(Task to carry out):
Leaving out every picture, retype the lines below from the top through the one that contains "0.138, 0.103, 0.069];".
___ Material
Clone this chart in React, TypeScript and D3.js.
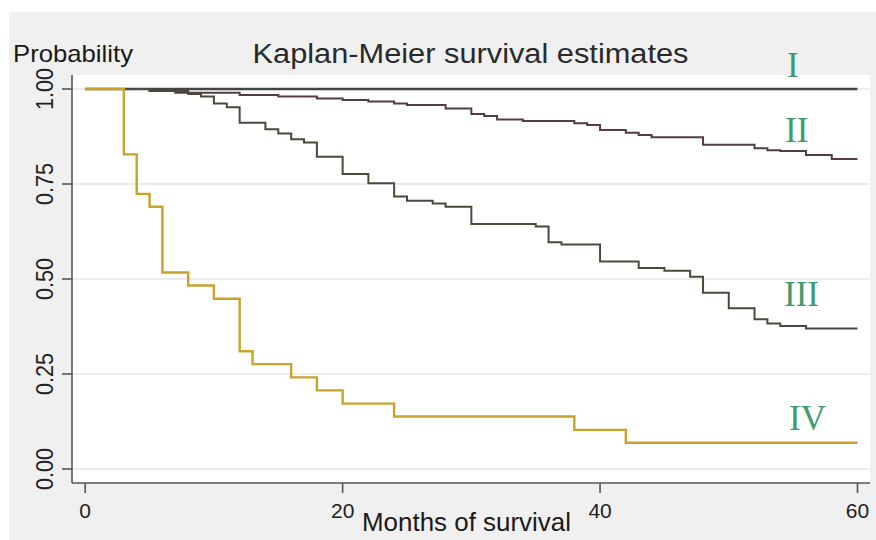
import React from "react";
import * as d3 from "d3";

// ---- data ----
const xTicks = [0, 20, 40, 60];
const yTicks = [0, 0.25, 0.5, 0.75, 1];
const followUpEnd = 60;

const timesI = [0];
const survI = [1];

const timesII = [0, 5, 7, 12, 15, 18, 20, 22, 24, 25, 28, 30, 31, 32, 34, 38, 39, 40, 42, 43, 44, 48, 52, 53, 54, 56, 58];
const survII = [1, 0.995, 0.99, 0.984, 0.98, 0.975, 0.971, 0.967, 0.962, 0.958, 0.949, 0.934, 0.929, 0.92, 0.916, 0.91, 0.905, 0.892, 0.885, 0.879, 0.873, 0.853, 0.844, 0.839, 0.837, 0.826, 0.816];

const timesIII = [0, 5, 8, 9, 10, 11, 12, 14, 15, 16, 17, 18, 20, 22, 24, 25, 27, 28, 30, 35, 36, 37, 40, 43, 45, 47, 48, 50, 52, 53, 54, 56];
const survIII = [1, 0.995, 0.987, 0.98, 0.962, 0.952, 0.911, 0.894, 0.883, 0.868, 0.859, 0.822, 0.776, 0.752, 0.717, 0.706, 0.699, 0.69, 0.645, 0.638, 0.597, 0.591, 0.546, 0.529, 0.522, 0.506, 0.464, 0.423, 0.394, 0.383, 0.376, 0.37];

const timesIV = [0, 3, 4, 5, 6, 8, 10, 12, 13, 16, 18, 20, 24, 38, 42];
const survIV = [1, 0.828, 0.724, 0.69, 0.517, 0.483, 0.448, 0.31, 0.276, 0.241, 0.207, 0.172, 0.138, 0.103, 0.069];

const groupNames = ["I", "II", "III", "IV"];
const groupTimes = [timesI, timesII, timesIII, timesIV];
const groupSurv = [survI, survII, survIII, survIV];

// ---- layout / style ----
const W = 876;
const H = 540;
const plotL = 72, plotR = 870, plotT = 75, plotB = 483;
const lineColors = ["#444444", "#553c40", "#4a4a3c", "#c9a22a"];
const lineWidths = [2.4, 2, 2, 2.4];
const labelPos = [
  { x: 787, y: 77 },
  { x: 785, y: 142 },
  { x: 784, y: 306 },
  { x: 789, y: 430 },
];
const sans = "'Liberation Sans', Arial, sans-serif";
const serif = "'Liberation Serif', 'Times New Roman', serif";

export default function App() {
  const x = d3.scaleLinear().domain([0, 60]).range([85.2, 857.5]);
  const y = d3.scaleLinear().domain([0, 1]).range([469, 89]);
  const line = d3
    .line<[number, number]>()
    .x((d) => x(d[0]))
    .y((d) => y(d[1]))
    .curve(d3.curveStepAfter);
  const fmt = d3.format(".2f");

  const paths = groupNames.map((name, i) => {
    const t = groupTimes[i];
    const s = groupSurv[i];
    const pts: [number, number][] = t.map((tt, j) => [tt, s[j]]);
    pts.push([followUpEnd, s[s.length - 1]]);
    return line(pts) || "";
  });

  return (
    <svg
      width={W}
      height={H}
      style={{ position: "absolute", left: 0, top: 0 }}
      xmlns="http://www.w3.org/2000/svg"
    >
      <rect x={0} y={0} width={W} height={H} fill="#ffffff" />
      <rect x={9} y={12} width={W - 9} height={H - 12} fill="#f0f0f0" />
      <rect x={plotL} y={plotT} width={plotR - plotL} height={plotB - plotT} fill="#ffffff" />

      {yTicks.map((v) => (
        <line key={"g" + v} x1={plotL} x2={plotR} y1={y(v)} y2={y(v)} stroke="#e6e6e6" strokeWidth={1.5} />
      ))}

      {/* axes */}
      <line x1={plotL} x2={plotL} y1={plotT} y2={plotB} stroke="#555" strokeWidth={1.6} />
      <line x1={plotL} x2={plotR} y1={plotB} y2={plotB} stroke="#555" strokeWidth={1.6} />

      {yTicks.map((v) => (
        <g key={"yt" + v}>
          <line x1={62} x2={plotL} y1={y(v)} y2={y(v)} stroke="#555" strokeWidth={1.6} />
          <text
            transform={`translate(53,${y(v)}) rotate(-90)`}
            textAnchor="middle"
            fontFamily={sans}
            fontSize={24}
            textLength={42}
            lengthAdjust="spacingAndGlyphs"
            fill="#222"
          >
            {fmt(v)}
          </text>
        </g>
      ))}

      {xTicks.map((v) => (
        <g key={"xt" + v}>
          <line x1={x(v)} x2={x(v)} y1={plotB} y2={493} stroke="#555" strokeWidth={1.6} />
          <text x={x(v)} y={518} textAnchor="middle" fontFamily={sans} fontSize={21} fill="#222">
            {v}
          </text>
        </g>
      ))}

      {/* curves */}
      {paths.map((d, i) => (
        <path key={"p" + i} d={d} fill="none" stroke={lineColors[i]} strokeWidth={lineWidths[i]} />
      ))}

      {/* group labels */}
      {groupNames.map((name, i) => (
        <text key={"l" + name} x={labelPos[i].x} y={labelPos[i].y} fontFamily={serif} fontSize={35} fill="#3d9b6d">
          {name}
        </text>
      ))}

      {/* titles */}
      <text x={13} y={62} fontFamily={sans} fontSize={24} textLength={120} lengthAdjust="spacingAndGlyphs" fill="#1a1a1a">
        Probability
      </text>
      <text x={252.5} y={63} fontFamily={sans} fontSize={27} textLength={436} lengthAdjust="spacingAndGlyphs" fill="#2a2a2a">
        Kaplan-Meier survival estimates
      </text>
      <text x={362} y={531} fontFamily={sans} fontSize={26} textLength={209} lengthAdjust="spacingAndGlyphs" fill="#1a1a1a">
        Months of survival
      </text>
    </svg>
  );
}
______
(Completed exercise):
Clone this chart in React, TypeScript and D3.js.
import React from "react";
import * as d3 from "d3";

// ---- data ----
const xTicks = [0, 20, 40, 60];
const yTicks = [0, 0.25, 0.5, 0.75, 1];
const followUpEnd = 60;

const timesI = [0];
const survI = [1];

const timesII = [0, 5, 7, 12, 15, 18, 20, 22, 24, 25, 28, 30, 31, 32, 34, 38, 39, 40, 42, 43, 44, 48, 52, 53, 54, 56, 58];
const survII = [1, 0.995, 0.99, 0.984, 0.98, 0.975, 0.971, 0.967, 0.962, 0.958, 0.949, 0.934, 0.929, 0.92, 0.916, 0.91, 0.905, 0.892, 0.885, 0.879, 0.873, 0.853, 0.844, 0.839, 0.837, 0.826, 0.816];

const timesIII = [0, 5, 8, 9, 10, 11, 12, 14, 15, 16, 17, 18, 20, 22, 24, 25, 27, 28, 30, 35, 36, 37, 40, 43, 45, 47, 48, 50, 52, 53, 54, 56];
const survIII = [1, 0.995, 0.987, 0.98, 0.962, 0.952, 0.911, 0.894, 0.883, 0.868, 0.859, 0.822, 0.776, 0.752, 0.717, 0.706, 0.699, 0.69, 0.645, 0.638, 0.597, 0.591, 0.546, 0.529, 0.522, 0.506, 0.464, 0.423, 0.394, 0.383, 0.376, 0.37];

const timesIV = [0, 3, 4, 5, 6, 8, 10, 12, 13, 16, 18, 20, 24, 38, 42];
const survIV = [1, 0.828, 0.724, 0.69, 0.517, 0.483, 0.448, 0.31, 0.276, 0.241, 0.207, 0.172, 0.138, 0.103, 0.069];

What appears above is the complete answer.